Virgil’s Aeneid, Book II
Aeneas has arrived in Carthage, seen the story of Troy already captured in public artworks, and has emerged from his cloak of invisibility at the court of Dido. In this book he tells the tale of the fall of Troy.
We are presumably supposed to be, with Virgil, on the side of Troy and against the slimy Greeks, but because of this the expectation seems to be that we’ll feel anxious and sad by what actually comes off as Trojan stupidity!
- Identify several instance of Trojan stupidity leading to their own downfall.
Note Aeneas and the Trojans’ predilection for melodrama, perhaps one of the reasons they fall for Sinon’s nonsense.
Aeneas picks up the story after some other events have transpired following the end of Homer’s Iliad. (See here.) He tells of the famous Trojan horse, an plot hatched by Ulysses (formerly Odysseus) for winning the war by trickery. Note the Trojan stupidities, recounted by an unaware Aeneas:
- The Greeks suddenly pack up and leave after ten years of war? So the Trojans quickly believe. The ships are really just hiding behind a strip of land, but the Trojans immediately thrown open their gates.

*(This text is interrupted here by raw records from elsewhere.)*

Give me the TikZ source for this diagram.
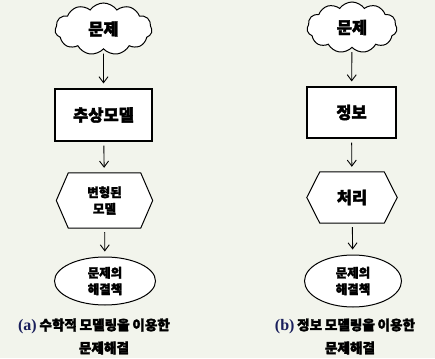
\documentclass[tikz,border=0pt]{standalone}
\usepackage{fontspec}
\setmainfont{Liberation Serif}
\newfontfamily\kr{Noto Sans CJK KR}[FakeBold=2.2, WordSpace=0.85]
\usetikzlibrary{shapes.symbols,shapes.geometric,arrows.meta,backgrounds}
\definecolor{bg}{HTML}{F2F4EC}
\definecolor{navy}{HTML}{1A1F5C}
\begin{document}
\begin{tikzpicture}[x=1pt,y=-1pt,
  lab/.style={font=\kr\bfseries\fontsize{16.5}{19}\selectfont, align=center},
  smalllab/.style={font=\kr\bfseries\fontsize{12.5}{16.5}\selectfont, align=center},
  cloudbox/.style={cloud, cloud puffs=11, cloud puff arc=110, aspect=1.9, draw, line width=1pt, fill=white, inner sep=0pt},
  rectbox/.style={rectangle, draw, line width=1.1pt, fill=white},
  hexbox/.style={rectangle, inner sep=0pt},
  hexline/.style={draw, line width=1pt, fill=white},
  ellbox/.style={ellipse, draw, line width=1pt, fill=white, inner sep=0pt},
  arr/.style={-{Straight Barb[length=6pt,width=9pt]}, line width=0.9pt, shorten <=4pt, shorten >=5pt},
  captext/.style={font=\kr\bfseries\fontsize{13.6}{18}\selectfont, align=center}
]
\begin{scope}[on background layer]
  \fill[bg] (0,0) rectangle (435,358);
\end{scope}
\useasboundingbox (0,0) rectangle (435,358);

% left column
\node[cloudbox, lab, minimum width=97pt, minimum height=52pt] (c1) at (103.5,29) {문제};
\node[rectbox, lab, minimum width=97pt, minimum height=52pt] (r1) at (103.5,115) {추상모델};
\node[hexbox, smalllab, minimum width=96pt, minimum height=55pt] (h1) at (104.5,200.5) {변형된\\모델};
\node[ellbox, smalllab, minimum width=101pt, minimum height=48pt] (e1) at (105,281) {문제의\\해결책};

% right column
\node[cloudbox, lab, minimum width=90pt, minimum height=51pt] (c2) at (352,27.5) {문제};
\node[rectbox, lab, minimum width=89pt, minimum height=51pt] (r2) at (351.5,112.5) {정보};
\node[hexbox, lab, minimum width=90pt, minimum height=51pt] (h2) at (352,197.5) {처리};
\node[ellbox, smalllab, minimum width=97pt, minimum height=52pt] (e2) at (353,281) {문제의\\해결책};

\begin{scope}[on background layer]
  \path[hexline] (h1.west) -- ([xshift=12pt]h1.north west) -- ([xshift=-12pt]h1.north east) -- (h1.east) -- ([xshift=-12pt]h1.south east) -- ([xshift=12pt]h1.south west) -- cycle;
  \path[hexline] (h2.west) -- ([xshift=13pt]h2.north west) -- ([xshift=-13pt]h2.north east) -- (h2.east) -- ([xshift=-13pt]h2.south east) -- ([xshift=13pt]h2.south west) -- cycle;
\end{scope}

\draw[arr] (c1) -- (r1);
\draw[arr] (r1) -- (h1);
\draw[arr] (h1) -- (e1);
\draw[arr] (c2) -- (r2);
\draw[arr] (r2) -- (h2);
\draw[arr] (h2) -- (e2);

% captions
\node[captext] (a1) at (94,326) {{\color{navy}\rmfamily\fontsize{16}{19}\selectfont(a)} 수학적 모델링을 이용한};
\node[captext] (a2) at (104,348) {문제해결};
\node[captext] (b1) at (345,326) {{\color{navy}\rmfamily\fontsize{16}{19}\selectfont(b)} 정보 모델링을 이용한};
\node[captext] (b2) at (350,348) {문제해결};
\end{tikzpicture}
\end{document}
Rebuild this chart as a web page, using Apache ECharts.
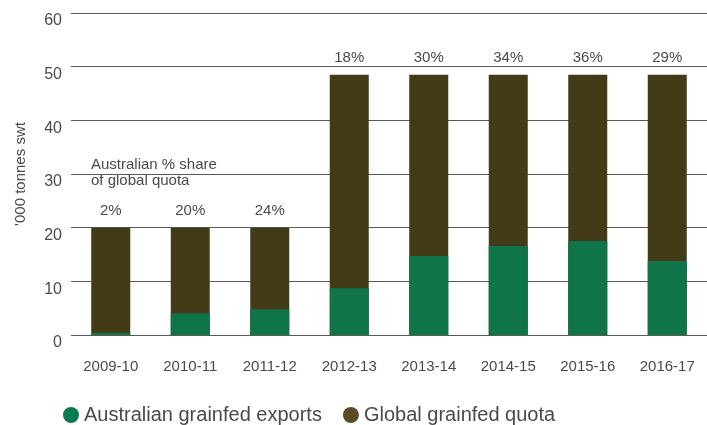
<!DOCTYPE html>
<html>
<head>
<meta charset="utf-8">
<script src="https://cdn.jsdelivr.net/npm/echarts@6/dist/echarts.min.js"></script>
<style>
  html, body { margin: 0; padding: 0; background: #fff; }
  #chart { width: 707px; height: 425px; }
</style>
</head>
<body>
<div id="chart"></div>
<script>
// Seasons on the x axis
const categories = ['2009-10', '2010-11', '2011-12', '2012-13', '2013-14', '2014-15', '2015-16', '2016-17'];
// Global grainfed quota ('000 tonnes swt)
const globalQuota = [20, 20, 20, 48.5, 48.5, 48.5, 48.5, 48.5];
// Australian grainfed exports ('000 tonnes swt)
const australianExports = [0.4, 4.0, 4.8, 8.7, 14.7, 16.6, 17.5, 13.8];
// Australian share of the global quota (%)
const sharePct = [2, 20, 24, 18, 30, 34, 36, 29];
// Y axis ticks
const yMin = 0, yMax = 60, yStep = 10;

const FONT = '"Liberation Sans", Arial, sans-serif';
const TEXT = '#4a4a4a';
const GREEN = '#0f7449';
const BROWN = '#433a18';

const chart = echarts.init(document.getElementById('chart'));
chart.setOption({
  animation: false,
  textStyle: { fontFamily: FONT },
  grid: { left: 71, right: 0, top: 13, bottom: 90 },
  legend: {
    left: 58,
    top: 400,
    icon: 'circle',
    itemWidth: 16,
    itemHeight: 16,
    itemGap: 21,
    textStyle: { fontFamily: FONT, fontSize: 20, color: TEXT },
    data: [
      { name: 'Australian grainfed exports', itemStyle: { color: '#0a7a4f' } },
      { name: 'Global grainfed quota', itemStyle: { color: '#5a4a25' } }
    ]
  },
  xAxis: {
    type: 'category',
    data: categories,
    axisLine: { show: false },
    axisTick: { show: false },
    axisLabel: { color: TEXT, fontSize: 15, fontFamily: FONT, margin: 24 }
  },
  yAxis: {
    type: 'value',
    min: yMin,
    max: yMax,
    interval: yStep,
    name: "'000 tonnes swt",
    nameLocation: 'middle',
    nameGap: 43,
    nameTextStyle: { color: TEXT, fontSize: 15, fontFamily: FONT },
    axisLine: { show: false },
    axisTick: { show: false },
    axisLabel: { color: TEXT, fontSize: 16, fontFamily: FONT, margin: 9, verticalAlign: 'top', lineHeight: 16 },
    splitLine: { lineStyle: { color: '#5a5a5a', width: 1 } }
  },
  graphic: [{
    type: 'text',
    left: 91,
    top: 157,
    style: {
      text: 'Australian % share\nof global quota',
      font: '15px ' + FONT,
      fill: TEXT,
      lineHeight: 16
    }
  }],
  series: [
    {
      name: 'Global grainfed quota',
      type: 'bar',
      data: globalQuota,
      barWidth: 39,
      barGap: '-100%',
      itemStyle: { color: BROWN },
      label: {
        show: true,
        position: 'top',
        distance: 9,
        color: TEXT,
        fontSize: 15,
        fontFamily: FONT,
        formatter: p => sharePct[p.dataIndex] + '%'
      },
      z: 2
    },
    {
      name: 'Australian grainfed exports',
      type: 'bar',
      data: australianExports,
      barWidth: 39,
      itemStyle: { color: GREEN },
      z: 3
    }
  ]
});
</script>
</body>
</html>
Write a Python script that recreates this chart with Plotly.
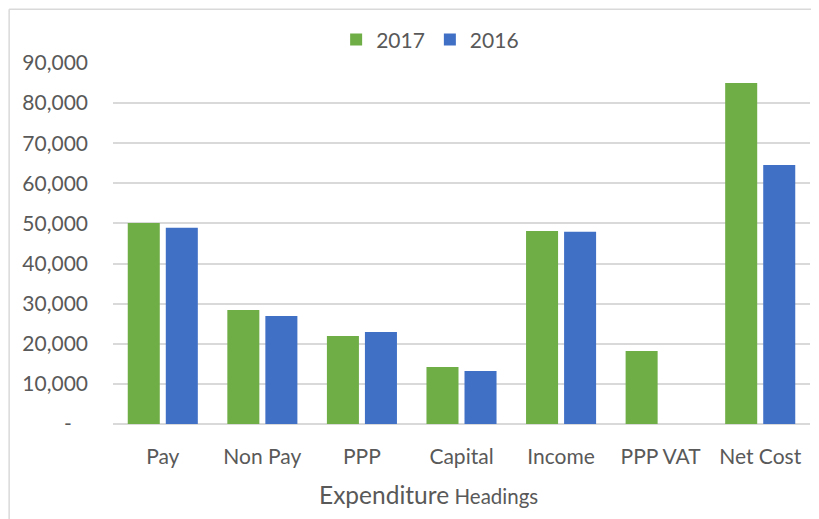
import plotly.graph_objects as go

categories = ["Pay", "Non Pay", "PPP", "Capital", "Income", "PPP VAT", "Net Cost"]
values_2017 = [50100, 28400, 21950, 14200, 48100, 18200, 85000]
values_2016 = [48900, 26950, 22950, 13200, 47900, None, 64600]
tick_vals = [0, 10000, 20000, 30000, 40000, 50000, 60000, 70000, 80000, 90000]
tick_text = ["-\u00a0\u00a0\u00a0", "10,000", "20,000", "30,000", "40,000", "50,000",
             "60,000", "70,000", "80,000", "90,000"]

FONT = "Lato, 'Open Sans', sans-serif"
TXT = "#595959"

fig = go.Figure()
fig.add_trace(go.Bar(name="2017", x=categories, y=values_2017,
                     marker=dict(color="#6fad46", line=dict(width=0))))
fig.add_trace(go.Bar(name="2016", x=categories, y=values_2016,
                     marker=dict(color="#4070c6", line=dict(width=0))))

fig.update_layout(
    width=811, height=511,
    margin=dict(l=105, r=9, t=55, b=95),
    paper_bgcolor="white", plot_bgcolor="white",
    barmode="group", bargap=0.236, bargroupgap=0.158,
    font=dict(family=FONT, size=21, color=TXT),
    showlegend=True,
    legend=dict(orientation="h", x=0.455, xanchor="center", y=1.064, yanchor="middle",
                font=dict(size=21, color=TXT), bgcolor="rgba(0,0,0,0)",
                itemwidth=30, tracegroupgap=0),
    xaxis=dict(showgrid=False, showline=False, zeroline=False, ticks="",
               ticklabelstandoff=18),
    yaxis=dict(range=[0, 90000], tickvals=tick_vals, ticktext=tick_text,
               showgrid=True, gridcolor="#d9d9d9", gridwidth=1.5,
               zeroline=True, zerolinecolor="#d9d9d9", zerolinewidth=1.5,
               showline=False, ticks="", ticklabelstandoff=24),
    annotations=[
        dict(text="<span style='font-size:24.5px'>Expenditure</span> "
                  "<span style='font-size:20.5px'>Headings</span>",
             xref="paper", yref="paper", x=0.452, y=-0.196,
             xanchor="center", yanchor="middle", showarrow=False,
             font=dict(family=FONT, size=21, color=TXT)),
    ],
    shapes=[
        dict(type="line", xref="paper", yref="paper", x0=-0.149, x1=1.02, y0=1.149, y1=1.149,
             line=dict(color="#d9d9d9", width=1.5)),
        dict(type="line", xref="paper", yref="paper", x0=-0.149, x1=-0.149, y0=-0.3, y1=1.149,
             line=dict(color="#d9d9d9", width=1.5)),
    ],
)

fig.write_html("out.html")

- Laocoon doesn’t sound particularly insane when he advises that the Trojans beware of Greeks bearing gifts, but the Trojans ignore him and ooh and ahh over the gigantic wooden horse.
- Maybe because he mirrors their melodramatic histrionics, the Trojans believe Sinon, the liar left behind who pretends he was dumped as a traitor to the Greeks. “His name, Sinon, means ‘pest,’ ‘bane,’ or ‘misfortune’ in Greek” (Strauss 171). He says all the right things, spitting on the name of Ulysses and squeezing out tears, but give me a break.
- When they’re wheeling the horse towards the city, several times they hear noise in the hollow torso of the horse, but the Trojans ignore this. Morons!
- They ignore their own prophetess Cassandra when she warns them of this horse bringing their doom. (Okay. The tricky part here is that it is Cassandra’s curse that she know the truth and never be believed. But I’m pretty sure the Trojans know about this curse, so you’d think that therefore one would believe her, but nope. Idiots!)
- Like Beowulf’s pals before the expected night attack of Grendel, everybody gets drunk, so the Greeks are easily able to emerge from the horse in a weird symbolic blur of birth and death.
- Politës, one of the very last of Priam’s sons left alive now, in running away from Pyrrhus, leads him right to where mom and dad are hiding, which in turn brings about Priam’s murder. What a jackass!
The rest of the drama involves Aeneas’ conflicting impulses. He wants to kill Helen, but divine intervention must stop this because he has a more important mission. He wants to fight the Greeks, even if he has to go out in a blaze of heroic glory, but he has a more important mission. When his father Anchises decides he’s too old to relocate, Aeneas’ despair brings about his old heroic impulse to go fight the Greeks, but divine intervention in the form of wondrous portents (1: his kid’s head lights up, and 2: they see a UFO) reminds him that he has a more important mission.
Lastly, an important “tableau” (a symbolic visual image set up as such in narrative, a sort of freeze-frame) is carefully created by Virgil (and artists afterwards have taken the cue): Aeneas is ready to leave town with his father Anchises in a bag on his back and holding his son Iulus’ hand.
- What is the symbolic significance of this tableau?
Anchises represents old Troy, now gone. Aeneas is the transition figure, blazing rather roundabout path towards the founding of the great Roman Empire, the best thing ever (according to the Romans). Since Aeneas, like Moses, is destined not to see the new kingdom established, Iulus represents the future. And notice, then, how Creusa, Aeneas’ wife, is literally marginalized in the tableau, and then figuratively marginalized in general. The great tableau boys march off with Creusa trailing behind, and eventually when they’re way out of town Aeneas glances back and doesn’t see her. He goes back briefly, but never finds out what happened to her! And get this: “She alone failed her friends, her child, her husband. / Out of my mind, whom did I not accuse…?” (2.931-932). Um, probably himself? But who cares, right? The big male erection of Rome is all that matters ultimately.